354: Inspiral Carpets / This Is How It Feels

80年代の終わりから90年代初頭の「マッドチェスター」ムーヴメントでは、マンチェスター近郊出身のバンドが多数のヒット曲を送り込みましたが、その中心には、ザ・ストーン・ローゼス、ハッピー・マンデーズと並んで、このバンドもいました。
インスパイラル・カーペッツのサウンドは、キーボードを多用したサウンドに特徴がありました。そういう意味では、この曲こそ代表曲としてふさわしいのかも知れません。
1990年リリースの1stアルバム『ライフ』収録のこの曲は、シングルカットされ、UK14位のヒットを記録しています。
同じ「ダンサブル」なサウンドでも、ザ・ストーン・ローゼスの様なギター・バンド・サウンドではなく、キーボードを中心とした音作りのアプローチは、当時大学生だった私にとって、バンド・サウンドを考えるうえで、大変勉強になった記憶があります。

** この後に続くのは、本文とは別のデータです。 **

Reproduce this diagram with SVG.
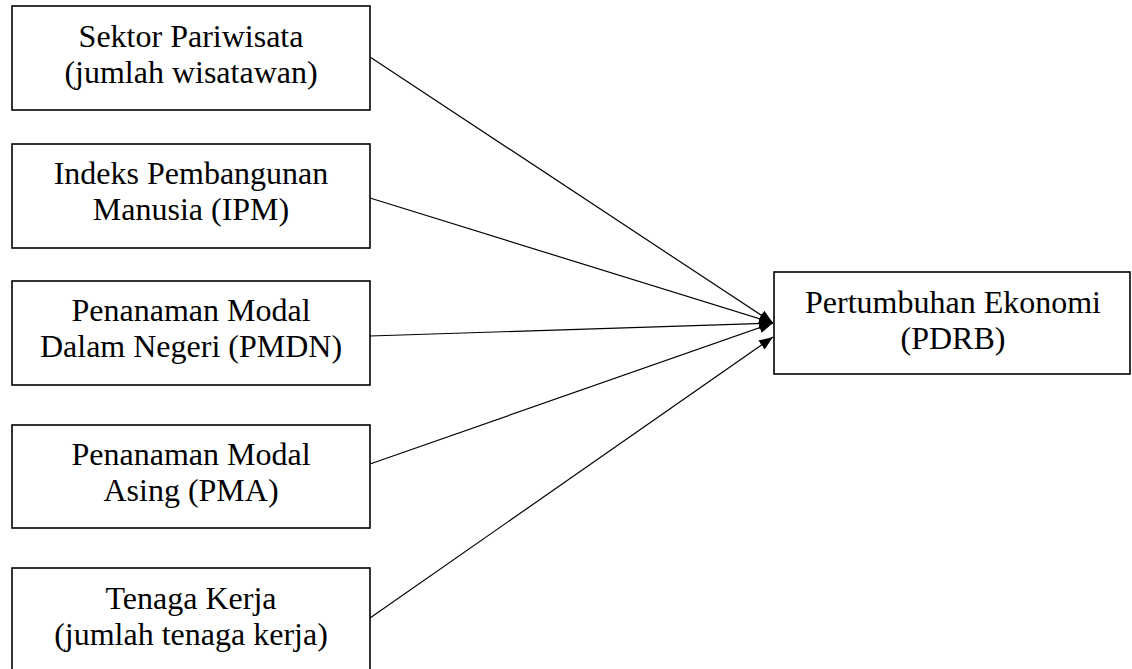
<svg xmlns="http://www.w3.org/2000/svg" width="1132" height="669" viewBox="0 0 1132 669">
<style>
.box{fill:#fff;stroke:#000;stroke-width:1.6}
.t{font-family:"Liberation Serif","Times New Roman",serif;font-size:32px;fill:#000;text-anchor:middle}
.c{stroke:#000;stroke-width:1.2;fill:none;marker-end:url(#ah)}
</style>
<defs>
<marker id="ah" markerWidth="14" markerHeight="11" refX="14" refY="5.5" orient="auto" markerUnits="userSpaceOnUse">
<path d="M0,0 L14,5.5 L0,11 Z" fill="#000"/>
</marker>
</defs>
<rect width="1132" height="669" fill="#fff"/>
<g id="connectors">
<line class="c" x1="370" y1="57" x2="773" y2="323"/>
<line class="c" x1="370" y1="198" x2="773" y2="323"/>
<line class="c" x1="370" y1="336" x2="773" y2="323"/>
<line class="c" x1="370" y1="464" x2="773" y2="323"/>
<line class="c" x1="370" y1="618" x2="773" y2="337"/>
</g>
<g id="n1">
<rect class="box" x="12" y="6" width="358" height="104"/>
<text class="t" x="191" y="47">Sektor Pariwisata</text>
<text class="t" x="191" y="83">(jumlah wisatawan)</text>
</g>
<g id="n2">
<rect class="box" x="12" y="144" width="358" height="104"/>
<text class="t" x="191" y="184">Indeks Pembangunan</text>
<text class="t" x="191" y="220">Manusia (IPM)</text>
</g>
<g id="n3">
<rect class="box" x="12" y="281" width="358" height="104"/>
<text class="t" x="191" y="321">Penanaman Modal</text>
<text class="t" x="191" y="357">Dalam Negeri (PMDN)</text>
</g>
<g id="n4">
<rect class="box" x="12" y="425" width="358" height="103"/>
<text class="t" x="191" y="465">Penanaman Modal</text>
<text class="t" x="191" y="501">Asing (PMA)</text>
</g>
<g id="n5">
<rect class="box" x="12" y="568" width="358" height="110"/>
<text class="t" x="191" y="609">Tenaga Kerja</text>
<text class="t" x="191" y="645">(jumlah tenaga kerja)</text>
</g>
<g id="n6">
<rect class="box" x="774" y="272" width="356" height="102"/>
<text class="t" x="953" y="313">Pertumbuhan Ekonomi</text>
<text class="t" x="953" y="349">(PDRB)</text>
</g>
</svg>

そして、当時は「熱さ」がロックだと思っていたのですが、逆に「クールさ」こそが重要なんだと気づかされたのがこのバンドでした。
このバンドを聴いていなかったら、例えば、ザ・クラッシュのパンクロックの本質は、徹底的に「覚めている」ということにも気づかなかったかもしれません。
そういう意味で、このバンドの存在は、自分の音楽観に大きな影響を与えたと思って居ます。
まあ、そういう蘊蓄抜きに、この曲は美しいメロディだと思います。